→ **Directive**
For the copy, please give all of the data again exactly and leave the pictures out.

→ **Supplied material**
====================

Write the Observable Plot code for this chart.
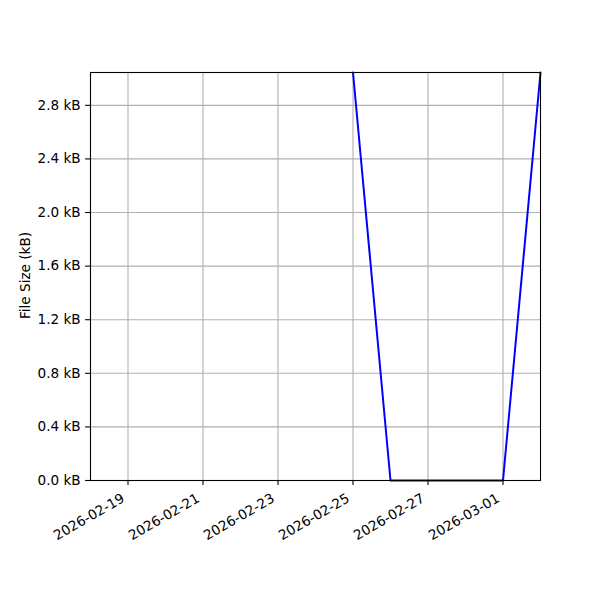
<!DOCTYPE html>
<html>
<head>
<meta charset="utf-8">
<script src="https://cdn.jsdelivr.net/npm/d3@7"></script>
<script src="https://cdn.jsdelivr.net/npm/@observablehq/plot@0.6"></script>
<style>
  html, body { margin: 0; padding: 0; background: #fff; }
  #chart svg { font-family: "DejaVu Sans", sans-serif; }
</style>
</head>
<body>
<div id="chart"></div>
<script>
// Data
const dates = ["2026-02-25", "2026-02-26", "2026-02-27", "2026-02-28", "2026-03-01", "2026-03-02"];
const sizesKB = [3.045, 0, 0, 0, 0, 3.045];
const xTickLabels = ["2026-02-19", "2026-02-21", "2026-02-23", "2026-02-25", "2026-02-27", "2026-03-01"];
const yTickValues = [0, 0.4, 0.8, 1.2, 1.6, 2.0, 2.4, 2.8];
const xDomain = ["2026-02-18", "2026-03-02"];
const yDomain = [0, 3.045];
const yLabel = "File Size (kB)";

const parse = d3.utcParse("%Y-%m-%d");
const table = dates.map((d, i) => ({date: parse(d), size: sizesKB[i]}));
const xTicks = xTickLabels.map(parse);
const fmtDate = d3.utcFormat("%Y-%m-%d");

const chart = Plot.plot({
  width: 600,
  height: 600,
  marginLeft: 90,
  marginRight: 60,
  marginTop: 72,
  marginBottom: 120,
  style: {fontSize: "13.6px", fontFamily: "DejaVu Sans", color: "black", background: "white"},
  x: {type: "utc", domain: xDomain.map(parse)},
  y: {domain: yDomain},
  marks: [
    Plot.gridX(xTicks, {stroke: "#b0b0b0", strokeOpacity: 1, strokeWidth: 1.1}),
    Plot.gridY(yTickValues, {stroke: "#b0b0b0", strokeOpacity: 1, strokeWidth: 1.1}),
    Plot.line(table, {x: "date", y: "size", stroke: "#0000ff", strokeWidth: 2}),
    Plot.axisY(yTickValues, {tickFormat: d => d.toFixed(1) + " kB", tickSize: 4.9, tickPadding: 4.9, label: null, strokeWidth: 1.1}),
    Plot.axisX(xTicks, {tickFormat: () => "", tickSize: 4.9, label: null, strokeWidth: 1.1}),
    Plot.text(xTicks, {x: d => d, frameAnchor: "bottom", text: d => fmtDate(d), rotate: -30, textAnchor: "end", lineAnchor: "bottom", dx: -2.5, dy: 20.5, fill: "black"}),
    Plot.text([yLabel], {frameAnchor: "left", text: d => d, rotate: -90, textAnchor: "middle", lineAnchor: "bottom", dx: -61, dy: -1, fill: "black"}),
    Plot.frame({stroke: "black", strokeWidth: 1.1})
  ]
});
document.getElementById("chart").appendChild(chart);
</script>
</body>
</html>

====================

→ **Written response**
Write the Observable Plot code for this chart.
<!DOCTYPE html>
<html>
<head>
<meta charset="utf-8">
<script src="https://cdn.jsdelivr.net/npm/d3@7"></script>
<script src="https://cdn.jsdelivr.net/npm/@observablehq/plot@0.6"></script>
<style>
  html, body { margin: 0; padding: 0; background: #fff; }
  #chart svg { font-family: "DejaVu Sans", sans-serif; }
</style>
</head>
<body>
<div id="chart"></div>
<script>
// Data
const dates = ["2026-02-25", "2026-02-26", "2026-02-27", "2026-02-28", "2026-03-01", "2026-03-02"];
const sizesKB = [3.045, 0, 0, 0, 0, 3.045];
const xTickLabels = ["2026-02-19", "2026-02-21", "2026-02-23", "2026-02-25", "2026-02-27", "2026-03-01"];
const yTickValues = [0, 0.4, 0.8, 1.2, 1.6, 2.0, 2.4, 2.8];
const xDomain = ["2026-02-18", "2026-03-02"];
const yDomain = [0, 3.045];
const yLabel = "File Size (kB)";

const parse = d3.utcParse("%Y-%m-%d");
const table = dates.map((d, i) => ({date: parse(d), size: sizesKB[i]}));
const xTicks = xTickLabels.map(parse);
const fmtDate = d3.utcFormat("%Y-%m-%d");

const chart = Plot.plot({
  width: 600,
  height: 600,
  marginLeft: 90,
  marginRight: 60,
  marginTop: 72,
  marginBottom: 120,
  style: {fontSize: "13.6px", fontFamily: "DejaVu Sans", color: "black", background: "white"},
  x: {type: "utc", domain: xDomain.map(parse)},
  y: {domain: yDomain},
  marks: [
    Plot.gridX(xTicks, {stroke: "#b0b0b0", strokeOpacity: 1, strokeWidth: 1.1}),
    Plot.gridY(yTickValues, {stroke: "#b0b0b0", strokeOpacity: 1, strokeWidth: 1.1}),
    Plot.line(table, {x: "date", y: "size", stroke: "#0000ff", strokeWidth: 2}),
    Plot.axisY(yTickValues, {tickFormat: d => d.toFixed(1) + " kB", tickSize: 4.9, tickPadding: 4.9, label: null, strokeWidth: 1.1}),
    Plot.axisX(xTicks, {tickFormat: () => "", tickSize: 4.9, label: null, strokeWidth: 1.1}),
    Plot.text(xTicks, {x: d => d, frameAnchor: "bottom", text: d => fmtDate(d), rotate: -30, textAnchor: "end", lineAnchor: "bottom", dx: -2.5, dy: 20.5, fill: "black"}),
    Plot.text([yLabel], {frameAnchor: "left", text: d => d, rotate: -90, textAnchor: "middle", lineAnchor: "bottom", dx: -61, dy: -1, fill: "black"}),
    Plot.frame({stroke: "black", strokeWidth: 1.1})
  ]
});
document.getElementById("chart").appendChild(chart);
</script>
</body>
</html>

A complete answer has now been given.